Wait a minute; I was _not_ advocating flushing #, ;
Yes, but some people have. My reply to you was as much a reply to a lot of preceding
mail.
I _was_ saying that the READ-ONLY-P argument was not a good idea. What I was
objecting to was the notion of evaluating a "constant" at load time and then
destructively modifying that value later; I don't see that any of your examples
do that.
The full text of the system I'm alluding to in the second example does do
side-effects. They are of two kinds:
- ADJUST-ARRAY is done on one of the arrays which is a load time constant
so that when new classes (or whatever) are added, it can allocate space
in the same table to accomodate them. [This is not a problem because
the old load-time constants never look at the new rows.]
- If the slot mappings change, it fills the table with new values. [This
is a major problem because if the old load-time constants have gotten
separated from the new load-time constants, or if all load-time constants
are read-only, I cannot update the table.
In the rare cases where there is a valid need to do something like that,
the approach shown by Dalton seems sufficient.
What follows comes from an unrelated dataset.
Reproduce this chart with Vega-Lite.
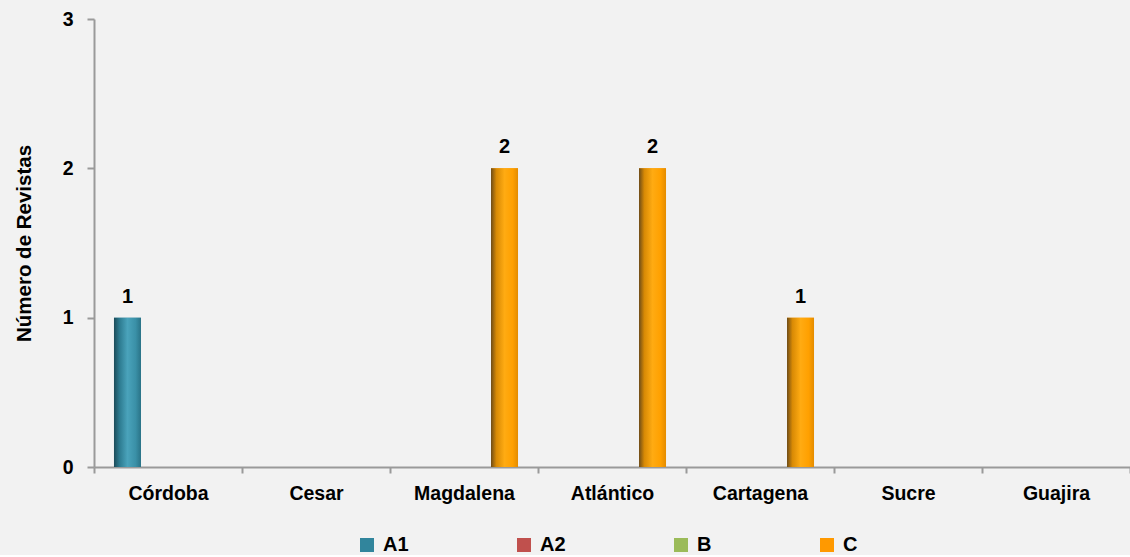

Dalton's approach is clever, but is not adequate for a number of reasons in
any serious application. Here are a few that come quickly to mind ...
- I'm not convinced that the spec for either the compiler or GENSYM is
written in a constrained enough way to make me believe that all compilers
will correctly handle the writing out and re-loading of that GENSYM. Some
compilers I've known would either intern the gensym later, or would get
the two gensyms become un-EQ. We'd need a serious tightening up of the
contract of the compiler to even make this plausible to me. [Especially
if that GENSYM can occur in other functions or files and must be somehow
linked up with others which were EQ at macro-expansion time, the problem
seems nearly intractable to me.]
- No serious CLOS implementation (or other class-system or large-scale
system using zillions of these) could be built on it. I could easily imagine
this construct occurring many thousands of times, in a large program,
wasting tens or hundreds of thousands of bytes of space gratuitously.
It would gratuitously waste a ton of symbol space to no good end and users
would complain mightily. The only response would be "Well, I asked for a
more space-efficient way to do this, but people on CL-Compiler said it
was gratuitous and that this was the best I should be able to do."
- It incurs runtime overhead when load-time overhead is all that's required.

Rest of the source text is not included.